=== Description of the task ===
Identify the lines bearing the string "this" and gather them.

=== Dataset section ===

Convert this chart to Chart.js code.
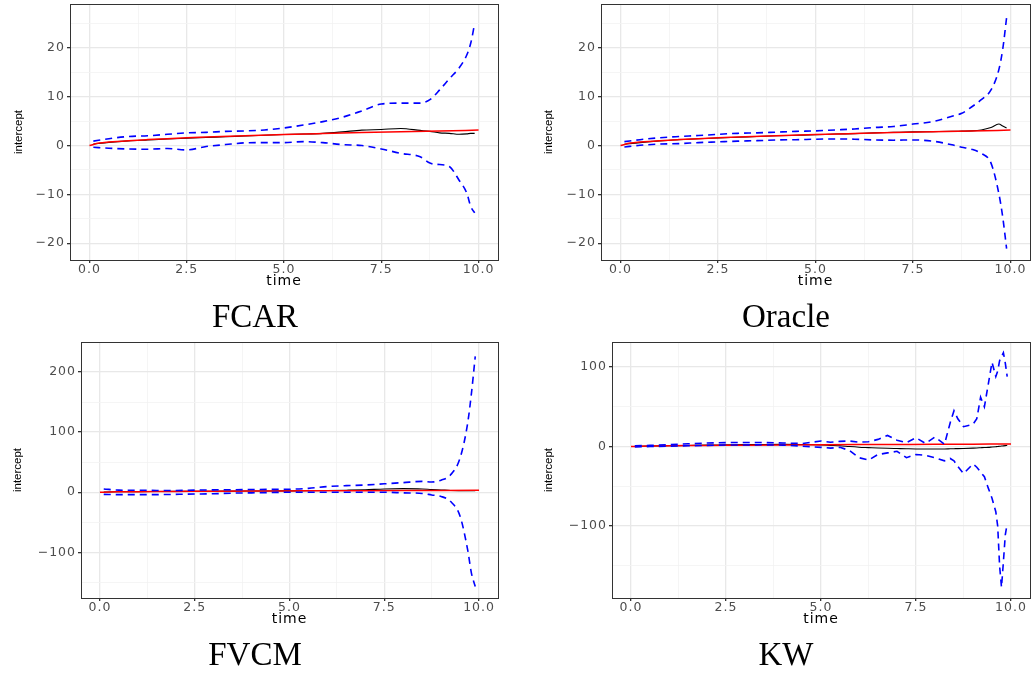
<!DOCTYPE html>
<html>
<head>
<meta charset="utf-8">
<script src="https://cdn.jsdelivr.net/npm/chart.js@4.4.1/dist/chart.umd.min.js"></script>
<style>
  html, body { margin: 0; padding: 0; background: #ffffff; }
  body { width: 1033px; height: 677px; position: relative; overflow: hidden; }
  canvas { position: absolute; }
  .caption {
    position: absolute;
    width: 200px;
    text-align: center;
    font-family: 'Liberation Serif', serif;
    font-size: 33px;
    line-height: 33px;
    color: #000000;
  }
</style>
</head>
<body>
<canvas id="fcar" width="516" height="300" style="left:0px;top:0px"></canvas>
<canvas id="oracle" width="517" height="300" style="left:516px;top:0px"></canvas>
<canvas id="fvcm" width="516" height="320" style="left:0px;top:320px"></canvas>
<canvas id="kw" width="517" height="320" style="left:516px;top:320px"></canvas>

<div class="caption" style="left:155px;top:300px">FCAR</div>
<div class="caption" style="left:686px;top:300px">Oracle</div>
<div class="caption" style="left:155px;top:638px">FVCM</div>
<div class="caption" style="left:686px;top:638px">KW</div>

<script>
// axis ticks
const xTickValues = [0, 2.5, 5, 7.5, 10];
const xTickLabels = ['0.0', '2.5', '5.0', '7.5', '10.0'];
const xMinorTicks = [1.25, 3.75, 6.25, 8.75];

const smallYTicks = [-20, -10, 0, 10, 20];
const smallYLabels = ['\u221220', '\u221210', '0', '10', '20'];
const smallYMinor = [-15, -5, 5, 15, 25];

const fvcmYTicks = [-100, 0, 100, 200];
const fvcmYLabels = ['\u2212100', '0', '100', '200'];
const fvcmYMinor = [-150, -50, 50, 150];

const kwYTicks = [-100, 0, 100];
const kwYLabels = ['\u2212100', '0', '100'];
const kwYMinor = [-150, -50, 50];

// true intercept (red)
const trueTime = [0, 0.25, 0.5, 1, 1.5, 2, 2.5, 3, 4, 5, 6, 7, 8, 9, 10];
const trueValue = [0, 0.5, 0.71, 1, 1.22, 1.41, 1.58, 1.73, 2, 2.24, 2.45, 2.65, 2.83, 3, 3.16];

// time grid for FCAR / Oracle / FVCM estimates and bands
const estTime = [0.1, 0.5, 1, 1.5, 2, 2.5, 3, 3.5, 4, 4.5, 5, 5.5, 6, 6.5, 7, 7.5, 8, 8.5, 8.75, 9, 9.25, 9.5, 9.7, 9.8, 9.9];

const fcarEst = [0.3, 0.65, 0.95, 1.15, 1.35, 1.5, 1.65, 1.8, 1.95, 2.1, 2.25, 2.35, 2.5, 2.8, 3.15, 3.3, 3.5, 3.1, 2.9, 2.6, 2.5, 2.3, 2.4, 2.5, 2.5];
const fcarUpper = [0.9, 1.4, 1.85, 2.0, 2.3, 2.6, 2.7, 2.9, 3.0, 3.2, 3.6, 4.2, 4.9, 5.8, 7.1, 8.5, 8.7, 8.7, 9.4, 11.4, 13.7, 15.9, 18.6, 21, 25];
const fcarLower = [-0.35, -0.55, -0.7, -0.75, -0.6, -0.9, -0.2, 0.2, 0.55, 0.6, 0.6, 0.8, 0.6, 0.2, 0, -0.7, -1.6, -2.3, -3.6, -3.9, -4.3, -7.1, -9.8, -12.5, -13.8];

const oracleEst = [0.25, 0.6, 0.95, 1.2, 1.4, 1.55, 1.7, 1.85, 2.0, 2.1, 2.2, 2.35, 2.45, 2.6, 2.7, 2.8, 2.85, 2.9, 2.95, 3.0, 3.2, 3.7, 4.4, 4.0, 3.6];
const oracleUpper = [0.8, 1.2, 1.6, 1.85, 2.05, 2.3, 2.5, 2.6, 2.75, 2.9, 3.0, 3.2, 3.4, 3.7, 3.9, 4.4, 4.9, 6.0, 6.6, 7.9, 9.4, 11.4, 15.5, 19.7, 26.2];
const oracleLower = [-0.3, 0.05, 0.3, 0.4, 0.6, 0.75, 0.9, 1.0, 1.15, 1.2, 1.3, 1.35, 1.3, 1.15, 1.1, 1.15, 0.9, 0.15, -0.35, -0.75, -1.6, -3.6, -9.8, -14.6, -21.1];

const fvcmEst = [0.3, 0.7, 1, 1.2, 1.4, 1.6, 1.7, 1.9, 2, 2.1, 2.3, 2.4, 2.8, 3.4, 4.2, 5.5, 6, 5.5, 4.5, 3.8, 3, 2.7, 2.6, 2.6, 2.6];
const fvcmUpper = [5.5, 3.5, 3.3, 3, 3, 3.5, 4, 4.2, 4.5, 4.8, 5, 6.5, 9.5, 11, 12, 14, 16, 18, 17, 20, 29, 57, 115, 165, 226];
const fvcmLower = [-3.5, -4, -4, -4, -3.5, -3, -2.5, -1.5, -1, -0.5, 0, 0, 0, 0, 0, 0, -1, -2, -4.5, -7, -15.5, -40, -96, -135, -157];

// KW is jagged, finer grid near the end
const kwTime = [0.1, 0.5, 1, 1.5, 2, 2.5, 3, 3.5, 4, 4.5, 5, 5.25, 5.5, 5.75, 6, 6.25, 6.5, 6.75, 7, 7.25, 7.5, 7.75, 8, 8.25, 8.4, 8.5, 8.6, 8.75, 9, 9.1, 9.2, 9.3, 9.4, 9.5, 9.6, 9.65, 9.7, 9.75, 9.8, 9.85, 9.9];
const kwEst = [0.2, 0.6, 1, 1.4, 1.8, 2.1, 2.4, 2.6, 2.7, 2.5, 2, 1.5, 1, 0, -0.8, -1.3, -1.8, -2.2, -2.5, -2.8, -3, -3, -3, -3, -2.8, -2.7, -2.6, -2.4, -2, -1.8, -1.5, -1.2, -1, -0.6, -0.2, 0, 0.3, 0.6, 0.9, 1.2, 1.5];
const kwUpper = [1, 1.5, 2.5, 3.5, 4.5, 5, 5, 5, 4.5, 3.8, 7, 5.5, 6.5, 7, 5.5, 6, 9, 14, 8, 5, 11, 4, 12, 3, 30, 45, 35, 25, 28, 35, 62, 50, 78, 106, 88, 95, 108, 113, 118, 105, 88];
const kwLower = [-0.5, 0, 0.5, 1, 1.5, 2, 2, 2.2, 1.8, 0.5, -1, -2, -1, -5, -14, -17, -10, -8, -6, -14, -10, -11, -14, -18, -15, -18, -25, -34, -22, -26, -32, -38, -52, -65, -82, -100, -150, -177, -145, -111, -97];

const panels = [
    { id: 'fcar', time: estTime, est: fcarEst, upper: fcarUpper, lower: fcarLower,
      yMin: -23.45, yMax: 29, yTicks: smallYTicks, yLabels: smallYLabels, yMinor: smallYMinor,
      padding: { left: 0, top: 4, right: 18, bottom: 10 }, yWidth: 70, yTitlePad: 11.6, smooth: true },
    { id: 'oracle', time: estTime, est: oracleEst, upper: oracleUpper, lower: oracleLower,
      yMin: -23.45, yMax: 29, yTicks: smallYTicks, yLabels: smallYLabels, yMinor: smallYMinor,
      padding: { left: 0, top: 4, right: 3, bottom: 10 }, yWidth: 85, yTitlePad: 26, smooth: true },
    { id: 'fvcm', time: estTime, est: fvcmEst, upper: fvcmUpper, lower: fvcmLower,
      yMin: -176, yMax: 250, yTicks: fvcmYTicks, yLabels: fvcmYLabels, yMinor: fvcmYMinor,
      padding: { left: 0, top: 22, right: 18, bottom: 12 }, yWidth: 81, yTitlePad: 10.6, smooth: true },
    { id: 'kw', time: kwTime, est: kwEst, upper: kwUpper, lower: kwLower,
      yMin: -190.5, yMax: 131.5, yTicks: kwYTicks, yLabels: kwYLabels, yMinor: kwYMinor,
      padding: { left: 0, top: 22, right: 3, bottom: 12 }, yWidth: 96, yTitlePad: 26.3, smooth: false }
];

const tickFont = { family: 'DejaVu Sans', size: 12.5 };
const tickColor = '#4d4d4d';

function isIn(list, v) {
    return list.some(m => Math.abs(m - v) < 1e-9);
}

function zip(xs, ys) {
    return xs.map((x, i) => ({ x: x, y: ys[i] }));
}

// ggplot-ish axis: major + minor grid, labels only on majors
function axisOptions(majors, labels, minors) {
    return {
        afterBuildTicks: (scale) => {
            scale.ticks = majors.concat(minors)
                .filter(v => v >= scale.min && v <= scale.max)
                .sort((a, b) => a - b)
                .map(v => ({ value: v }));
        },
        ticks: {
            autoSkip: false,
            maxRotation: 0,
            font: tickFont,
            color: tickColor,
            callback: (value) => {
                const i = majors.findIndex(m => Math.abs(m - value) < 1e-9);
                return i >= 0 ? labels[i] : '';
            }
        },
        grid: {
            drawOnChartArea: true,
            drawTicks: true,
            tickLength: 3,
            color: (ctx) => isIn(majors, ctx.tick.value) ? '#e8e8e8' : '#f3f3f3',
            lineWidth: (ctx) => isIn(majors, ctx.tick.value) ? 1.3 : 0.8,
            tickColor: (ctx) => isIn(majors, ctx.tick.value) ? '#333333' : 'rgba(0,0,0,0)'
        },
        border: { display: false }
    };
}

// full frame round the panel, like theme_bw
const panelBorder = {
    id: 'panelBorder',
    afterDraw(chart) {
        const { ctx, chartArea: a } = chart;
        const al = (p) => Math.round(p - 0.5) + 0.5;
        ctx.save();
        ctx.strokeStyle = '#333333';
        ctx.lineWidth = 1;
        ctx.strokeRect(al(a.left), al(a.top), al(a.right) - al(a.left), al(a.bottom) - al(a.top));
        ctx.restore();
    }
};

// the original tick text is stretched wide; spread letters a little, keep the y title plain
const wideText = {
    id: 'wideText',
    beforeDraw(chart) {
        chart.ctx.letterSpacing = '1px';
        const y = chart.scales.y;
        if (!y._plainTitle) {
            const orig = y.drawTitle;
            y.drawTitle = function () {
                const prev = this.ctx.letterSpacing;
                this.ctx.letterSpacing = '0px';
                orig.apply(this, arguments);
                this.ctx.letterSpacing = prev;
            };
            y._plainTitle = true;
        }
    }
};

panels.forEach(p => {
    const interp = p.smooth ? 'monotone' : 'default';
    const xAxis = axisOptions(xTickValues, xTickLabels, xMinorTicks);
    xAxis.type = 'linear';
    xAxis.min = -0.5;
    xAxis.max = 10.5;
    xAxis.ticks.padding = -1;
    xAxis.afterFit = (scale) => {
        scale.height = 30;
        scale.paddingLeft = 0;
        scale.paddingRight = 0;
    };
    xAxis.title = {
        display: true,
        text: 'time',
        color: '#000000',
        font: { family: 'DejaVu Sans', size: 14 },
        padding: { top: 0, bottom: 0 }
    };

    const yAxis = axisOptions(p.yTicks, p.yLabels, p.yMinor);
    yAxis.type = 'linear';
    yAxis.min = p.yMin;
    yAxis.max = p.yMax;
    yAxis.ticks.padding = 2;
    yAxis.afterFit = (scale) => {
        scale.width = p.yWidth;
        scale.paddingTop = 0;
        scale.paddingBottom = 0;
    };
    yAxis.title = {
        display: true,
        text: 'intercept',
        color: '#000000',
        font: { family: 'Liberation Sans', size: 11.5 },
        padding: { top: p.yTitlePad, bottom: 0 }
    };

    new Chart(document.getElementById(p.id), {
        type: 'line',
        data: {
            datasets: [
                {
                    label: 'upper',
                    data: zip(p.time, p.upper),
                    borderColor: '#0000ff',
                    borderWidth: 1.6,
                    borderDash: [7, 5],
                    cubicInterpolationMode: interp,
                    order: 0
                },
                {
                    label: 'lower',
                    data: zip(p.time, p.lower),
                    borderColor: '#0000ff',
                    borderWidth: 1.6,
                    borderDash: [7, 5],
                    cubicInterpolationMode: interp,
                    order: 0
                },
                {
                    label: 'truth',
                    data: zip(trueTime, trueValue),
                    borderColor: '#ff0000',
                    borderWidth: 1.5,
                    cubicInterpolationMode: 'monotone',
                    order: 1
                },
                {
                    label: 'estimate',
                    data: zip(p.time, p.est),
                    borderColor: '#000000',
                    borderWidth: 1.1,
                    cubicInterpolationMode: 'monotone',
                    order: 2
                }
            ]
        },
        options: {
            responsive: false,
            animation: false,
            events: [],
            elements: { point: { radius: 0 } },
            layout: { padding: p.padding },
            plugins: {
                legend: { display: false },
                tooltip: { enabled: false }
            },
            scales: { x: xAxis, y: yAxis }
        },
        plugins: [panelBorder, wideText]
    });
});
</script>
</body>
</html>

=== Exercise result ===
Convert this chart to Chart.js code.
                const prev = this.ctx.letterSpacing;
                this.ctx.letterSpacing = '0px';
                orig.apply(this, arguments);
                this.ctx.letterSpacing = prev;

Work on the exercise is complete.